Despite higher sales, the losses of the British online retailer and technology group Ocado have increased significantly over the past year. Investments in technological retail solutions are proving costly.
Increased turnover wiped out by rising costs
Ocado’s group turnover grew by 7.2 % to 2.5 billion pounds (just under three billion euros). The company sells online groceries in the United Kingdom through a joint venture with Marks & Spencer – an activity that boomed during the pandemic – and helps other (foreign) retailers set up and improve their online operations. In the long term, the technology business is expected to be the primary source of growth.
Ocado’s retail turnover increased by 4.6 % to 2.29 billion pounds (2.7 billion euros) in 2021, while income from the international solutions division quadrupled to 66.6 million pounds (80 million euros).

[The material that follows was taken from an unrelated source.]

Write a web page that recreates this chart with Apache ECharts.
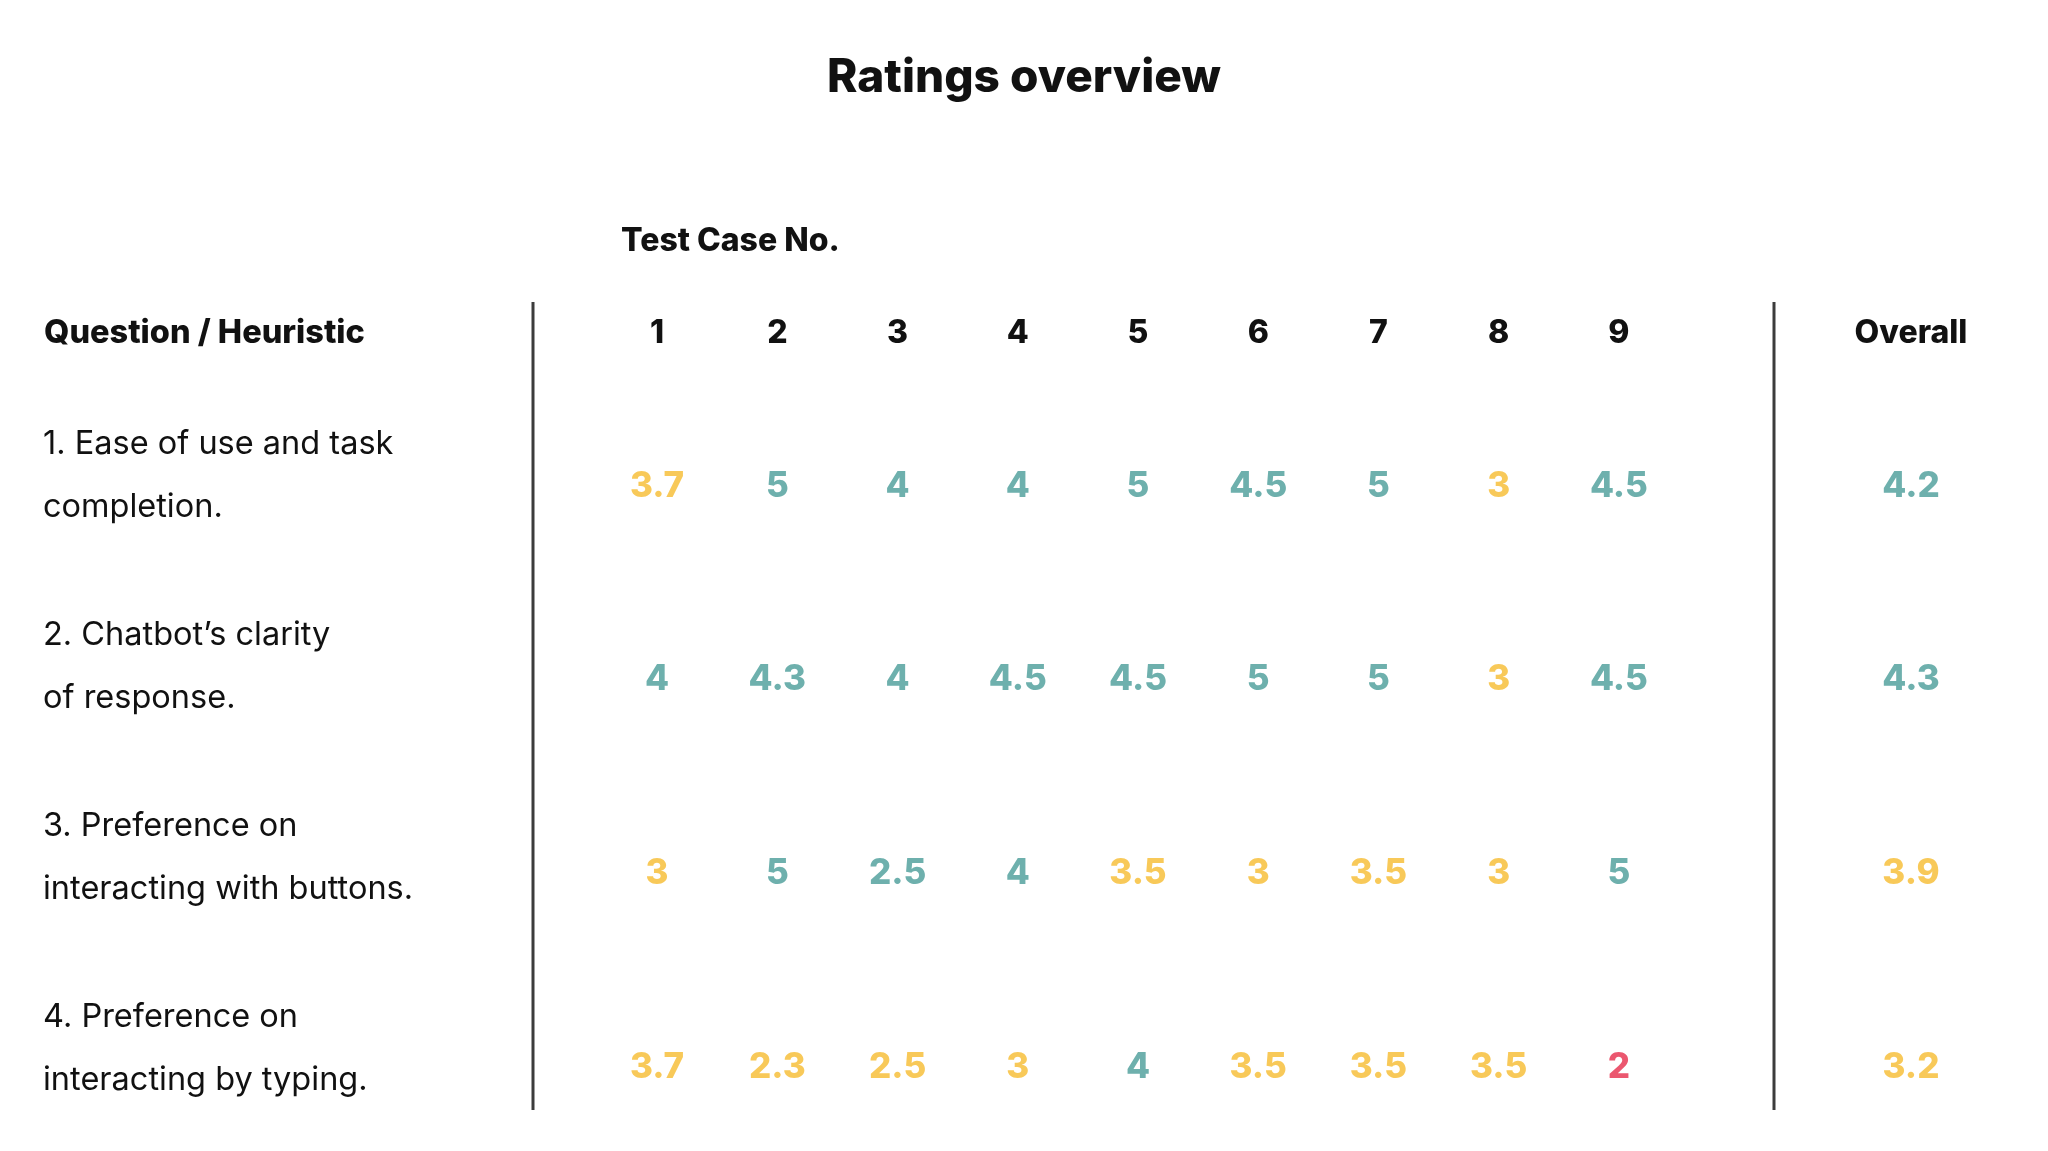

Last year, the company opened five new fulfilment centres for overseas customers, including the first two in the United States. Revenue from logistics and other services in the UK increased by 8.6 % to 710.4 million pounds (850 million euros).
Red figures
However, costs increased even more than sales: distribution and administration costs rose by a fifth, as Ocado invested heavily in technological solutions for its retail customers and expanded its support services. Partly because of this, gross operating profit decreased from 73.1 million pounds to 61 million pounds (72 million euros). However, the result was in line with the analyst’s expectations, ShareCast reports.
Ocado ended the year with a pre-tax loss of 176.9 million pounds (210 million euros), more than three times higher than a year earlier. Investors did not appreciate the red figures: on the London stock exchange, the shares of the web supermarket and technology supplier went down considerably.